DRIVERLESS vehicles could one day ferry revellers home in rural Ireland, according to one Irish politician.

Senator Paddy Burke has called on the Minister for Transport Shane Ross to pave the way for autonomous cars to help rural pubs survive.

The Fine Gael politician claims that driverless vehicles could help revitalise rural areas by rendering drink driving on country roads a thing of the past.

Mr Burke believes the Irish Government should begin legislating for the future trend now.

The Seanad was hosting its first assembly since returning from its Christmas recess before Mr Burke made his remarks.

Senators were discussing the Government’s new Action Plan for Rural Development when the politician suggested that robotic cars could help rejuvenate rural areas.

Speaking on road safety, Burke said: “The minister should give some sort of an overview or a view on what the Government and his department is doing in relation to driverless cars, which are not that far away from being introduced into a lot of countries.
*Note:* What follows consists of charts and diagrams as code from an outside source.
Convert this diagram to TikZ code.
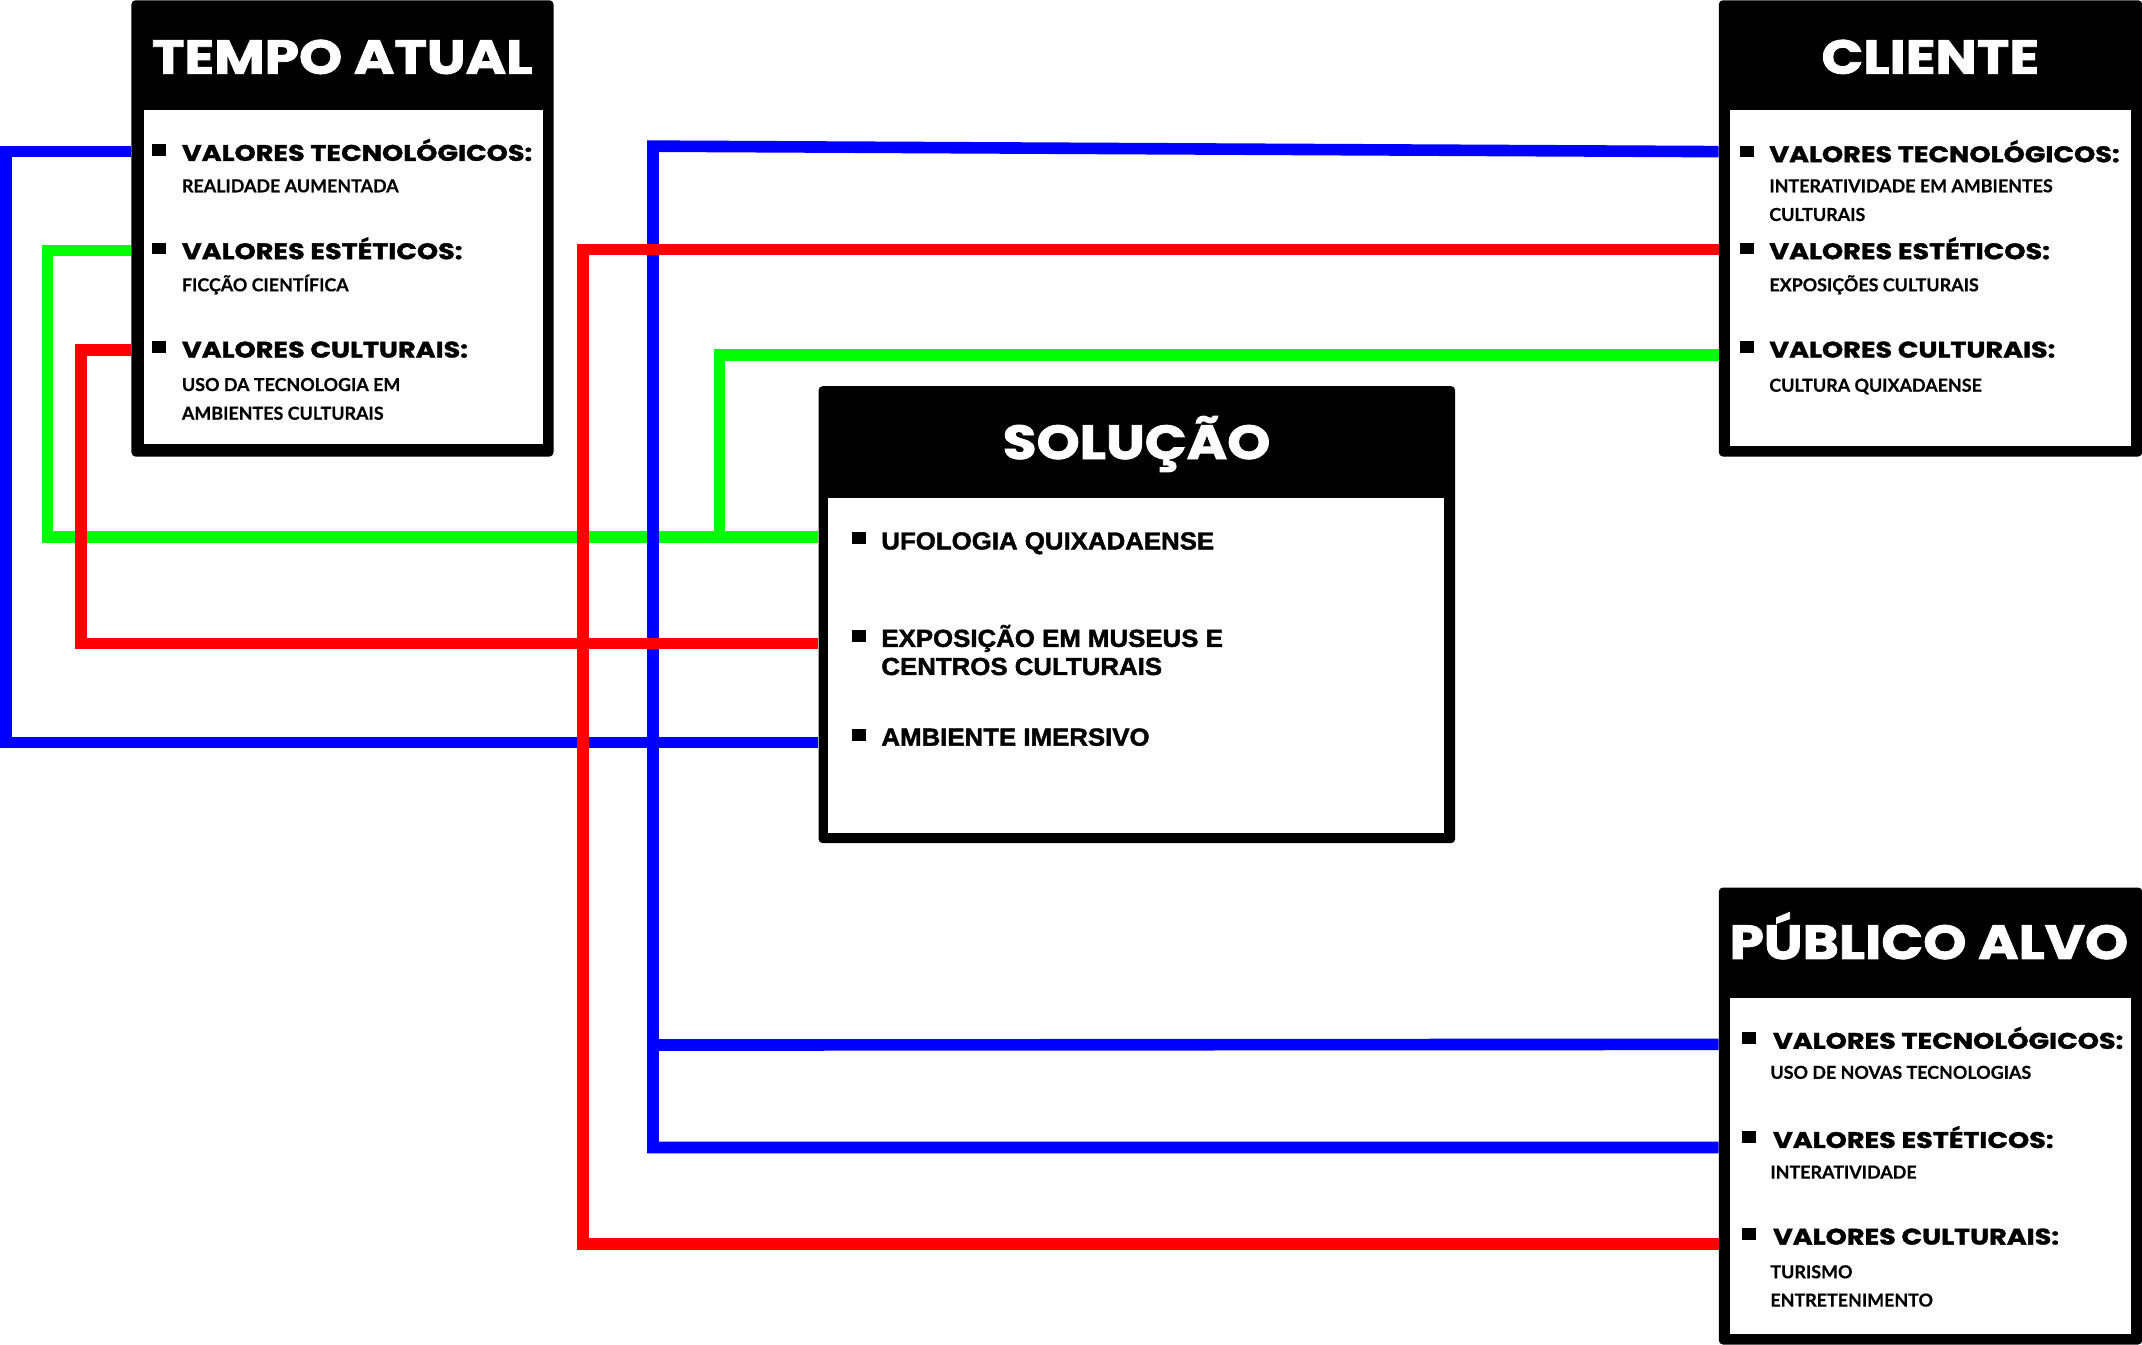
\documentclass[tikz,border=0pt]{standalone}
\usepackage{fontspec}
\setmainfont{Lato}
\newfontfamily\ttlfont{Poppins}[FakeStretch=1.15,FakeBold=1.8]
\newfontfamily\hdfont{Poppins}[FakeStretch=1.2,FakeBold=1.6]
\newfontfamily\subfont{Lato}[FakeBold=0.5]
\newfontfamily\solfont{Liberation Sans}[FakeStretch=1.05,FakeBold=1.8]
\usetikzlibrary{calc}
\definecolor{cblue}{RGB}{0,0,255}
\definecolor{cgreen}{RGB}{0,255,0}
\definecolor{cred}{RGB}{255,0,0}
\begin{document}
\begin{tikzpicture}[x=1pt,y=1pt,
  boxouter/.style={fill=black, rounded corners=3pt, inner sep=0pt, anchor=north west},
  boxinner/.style={fill=white, inner sep=0pt, anchor=north west},
  ttl/.style={text=white, font=\ttlfont\bfseries\fontsize{35}{35}\selectfont, inner sep=0pt, text height=24pt, text depth=0pt},
  hd/.style={anchor=west, font=\hdfont\bfseries\fontsize{16.5}{16.5}\selectfont, inner sep=0pt, text height=11.5pt, text depth=0pt},
  sub/.style={anchor=west, font=\subfont\bfseries\fontsize{13.1}{13.1}\selectfont, inner sep=0pt, text height=9.5pt, text depth=0pt},
  sol/.style={anchor=west, font=\solfont\bfseries\fontsize{18}{18}\selectfont, inner sep=0pt, text height=13pt, text depth=0pt},
  bul/.style={fill=black, inner sep=0pt, minimum width=10pt, minimum height=8.5pt},
  wire/.style={line width=8.5pt, line join=miter, line cap=butt}
]
\fill[white] (0,0) rectangle (1568,-984);
\useasboundingbox (0,0) rectangle (1568,-984);

% ---------- TEMPO ATUAL ----------
\node[boxouter, minimum width=309pt, minimum height=334pt] (tempo) at (96,0) {};
\node[boxinner, minimum width=292pt, minimum height=245pt] (tempoin) at (105,-80) {};
\node[ttl] (tempot) at (250.5,-42) {TEMPO ATUAL};
\node[bul] (tb1) at (116.5,-110) {};
\node[hd] (th1) at (133,-112) {VALORES TECNOLÓGICOS:};
\node[sub] (ts1) at (133,-136) {REALIDADE AUMENTADA};
\node[bul] (tb2) at (116.5,-182) {};
\node[hd] (th2) at (133,-184) {VALORES ESTÉTICOS:};
\node[sub] (ts2) at (133,-208.5) {FICÇÃO CIENTÍFICA};
\node[bul] (tb3) at (116.5,-254) {};
\node[hd] (th3) at (133,-256) {VALORES CULTURAIS:};
\node[sub] (ts3a) at (133,-281.5) {USO DA TECNOLOGIA EM};
\node[sub] (ts3b) at (133,-302.5) {AMBIENTES CULTURAIS};

% ---------- CLIENTE ----------
\node[boxouter, minimum width=310pt, minimum height=334pt] (cli) at (1258,0) {};
\node[boxinner, minimum width=293pt, minimum height=246pt] (cliin) at (1266.5,-80) {};
\node[ttl] (clit) at (1413,-42) {CLIENTE};
\node[bul] (cb1) at (1279,-111) {};
\node[hd] (ch1) at (1295,-113) {VALORES TECNOLÓGICOS:};
\node[sub] (cs1a) at (1295,-136) {INTERATIVIDADE EM AMBIENTES};
\node[sub] (cs1b) at (1295,-157) {CULTURAIS};
\node[bul] (cb2) at (1279,-182) {};
\node[hd] (ch2) at (1295,-184) {VALORES ESTÉTICOS:};
\node[sub] (cs2) at (1295,-208.5) {EXPOSIÇÕES CULTURAIS};
\node[bul] (cb3) at (1279,-254) {};
\node[hd] (ch3) at (1295,-256) {VALORES CULTURAIS:};
\node[sub] (cs3) at (1295,-282) {CULTURA QUIXADAENSE};

% ---------- SOLUÇÃO ----------
\node[boxouter, minimum width=466pt, minimum height=334.5pt] (sol) at (599,-282.5) {};
\node[boxinner, minimum width=451pt, minimum height=245.5pt] (solin) at (606,-364) {};
\node[ttl] (solt) at (832,-324) {SOLUÇÃO};
\node[bul] (sb1) at (629,-394) {};
\node[sol] (si1) at (645,-395.7) {UFOLOGIA QUIXADAENSE};
\node[bul] (sb2) at (629,-465.5) {};
\node[sol] (si2a) at (645,-467) {EXPOSIÇÃO EM MUSEUS E};
\node[sol] (si2b) at (645,-487.6) {CENTROS CULTURAIS};
\node[bul] (sb3) at (629,-538) {};
\node[sol] (si3) at (645,-539.3) {AMBIENTE IMERSIVO};

% ---------- PÚBLICO ALVO ----------
\node[boxouter, minimum width=310pt, minimum height=334.5pt] (pub) at (1258,-649.5) {};
\node[boxinner, minimum width=293pt, minimum height=246pt] (pubin) at (1266.5,-730) {};
\node[ttl] (pubt) at (1412,-690) {PÚBLICO ALVO};
\node[bul] (pb1) at (1280.5,-760) {};
\node[hd] (ph1) at (1297.7,-762) {VALORES TECNOLÓGICOS:};
\node[sub] (ps1) at (1295.8,-785) {USO DE NOVAS TECNOLOGIAS};
\node[bul] (pb2) at (1280.5,-832.5) {};
\node[hd] (ph2) at (1297.7,-834.6) {VALORES ESTÉTICOS:};
\node[sub] (ps2) at (1295.8,-858) {INTERATIVIDADE};
\node[bul] (pb3) at (1280.5,-903.5) {};
\node[hd] (ph3) at (1297.7,-905.3) {VALORES CULTURAIS:};
\node[sub] (ps3a) at (1295.8,-931) {TURISMO};
\node[sub] (ps3b) at (1295.8,-951.7) {ENTRETENIMENTO};

% ---------- connection points ----------
\coordinate (tB) at ($(tempo.north west)+(0,-111)$);
\coordinate (tG) at ($(tempo.north west)+(0,-183.4)$);
\coordinate (tR) at ($(tempo.north west)+(0,-256)$);
\coordinate (cB) at ($(cli.north west)+(0,-111)$);
\coordinate (cR) at ($(cli.north west)+(0,-182.7)$);
\coordinate (cG) at ($(cli.north west)+(0,-260)$);
\coordinate (sG) at ($(sol.north west)+(0,-110.5)$);
\coordinate (sR) at ($(sol.north west)+(0,-188.5)$);
\coordinate (sB) at ($(sol.north west)+(0,-261.1)$);
\coordinate (pB1) at ($(pub.north west)+(0,-115)$);
\coordinate (pB2) at ($(pub.north west)+(0,-190.5)$);
\coordinate (pR) at ($(pub.north west)+(0,-261)$);
\coordinate (bJ) at (478,-765);
\coordinate (gJ) at (526.7,-393);

% ---------- wires: green, then blue, then red ----------
\draw[wire, cgreen] (tG) -- (34.9,-183.4) -- (34.9,-393) -- (sG);
\draw[wire, cgreen] (cG) -- (526.7,-260) -- (gJ);

\draw[wire, cblue] (tB) -- (4.2,-111) -- (4.2,-543.6) -- (sB);
\draw[wire, cblue] (cB) -- (478,-107) -- (478,-840) -- (pB2);
\draw[wire, cblue] (bJ) -- (pB1);

\draw[wire, cred] (tR) -- (59.2,-256) -- (59.2,-471) -- (sR);
\draw[wire, cred] (cR) -- (426.6,-182.7) -- (426.6,-910.5) -- (pR);
\end{tikzpicture}
\end{document}
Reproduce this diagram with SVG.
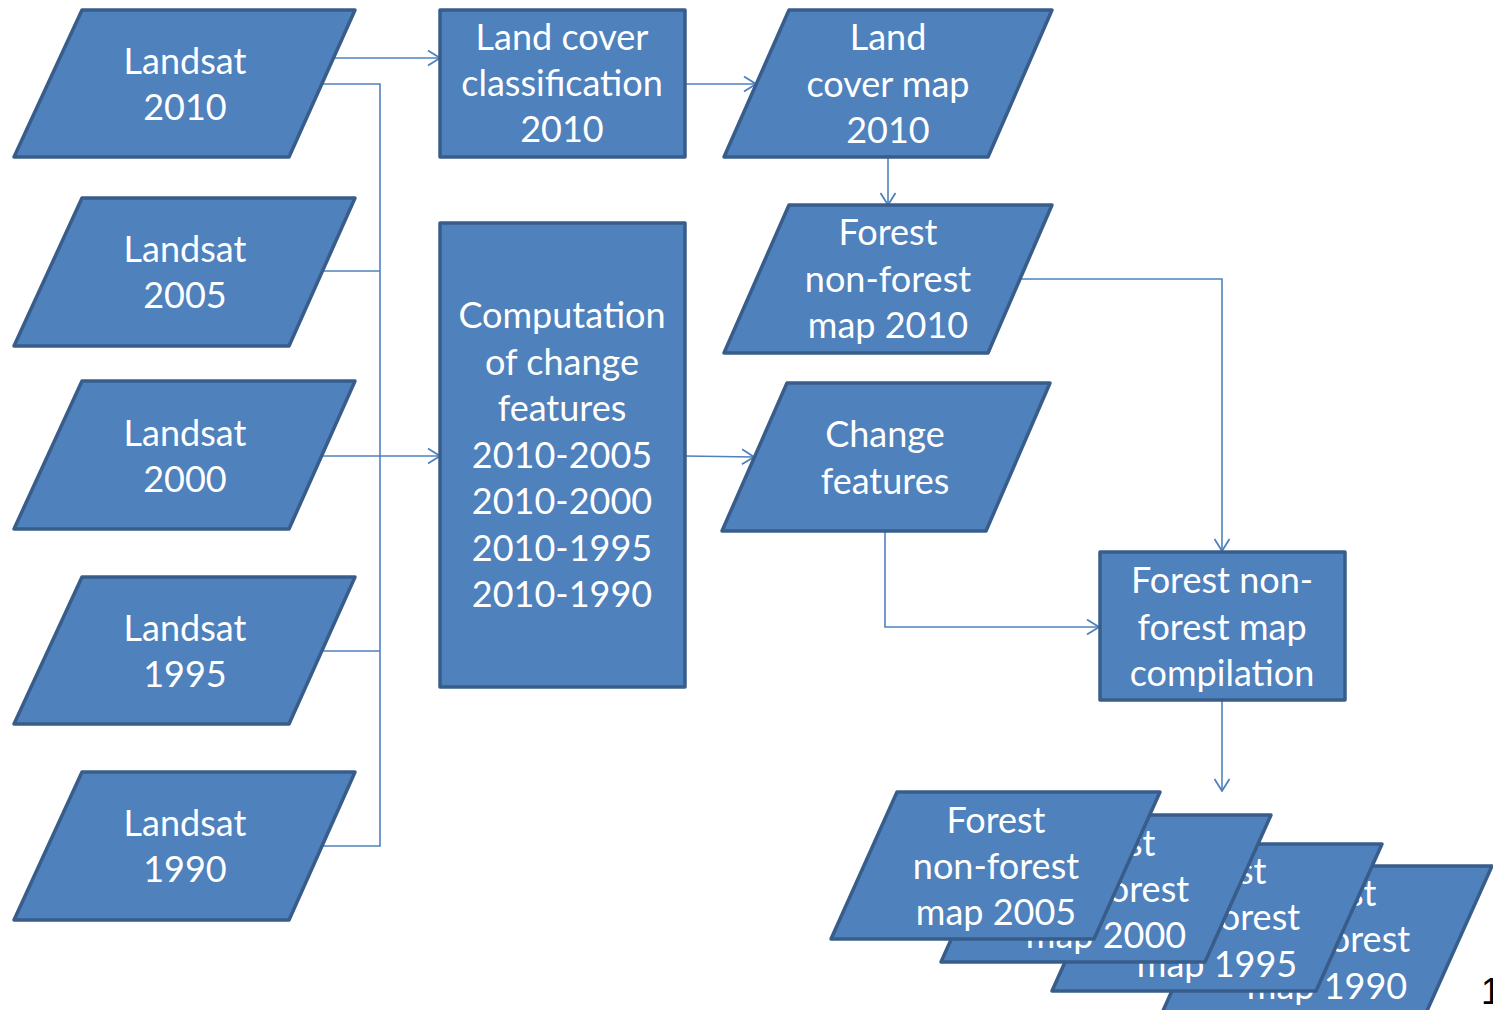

“I think that we need to be planning now for the driverless car.

Fine Gael senator Paddy Burke [Picture: Getty Images] Fine Gael Senator Paddy Burke (Picture: Getty Images)
“To be honest I think that it would be a welcome addition to rural areas because it may be one of the only things that might revitalise the rural pubs.

“We’d have the driverless car and allow people to be driven home after having a few jars at night time.”

Burke is not the first Irish politician to ponder the potential of autonomous vehicles.

Taoiseach Enda Kenny revealed in a speech at the opening of a new Google data centre in Dublin last year that he had been behind the wheel in a driverless car himself.

Meanwhile, last summer Elon Musk, CEO of American driverless car automaker Tesla, tweeted his condolences over the “tragic loss” of a test driver who was killed in a driverless car.

"This is the first known fatality in just over 130 million miles where Autopilot was activated. Among all vehicles in the US, there is a fatality every 94 million miles. Worldwide, there is a fatality approximately every 60 million miles," Tesla wrote in their blog last June.

The incident marked the first incident of a death involving an autonomous vehicle.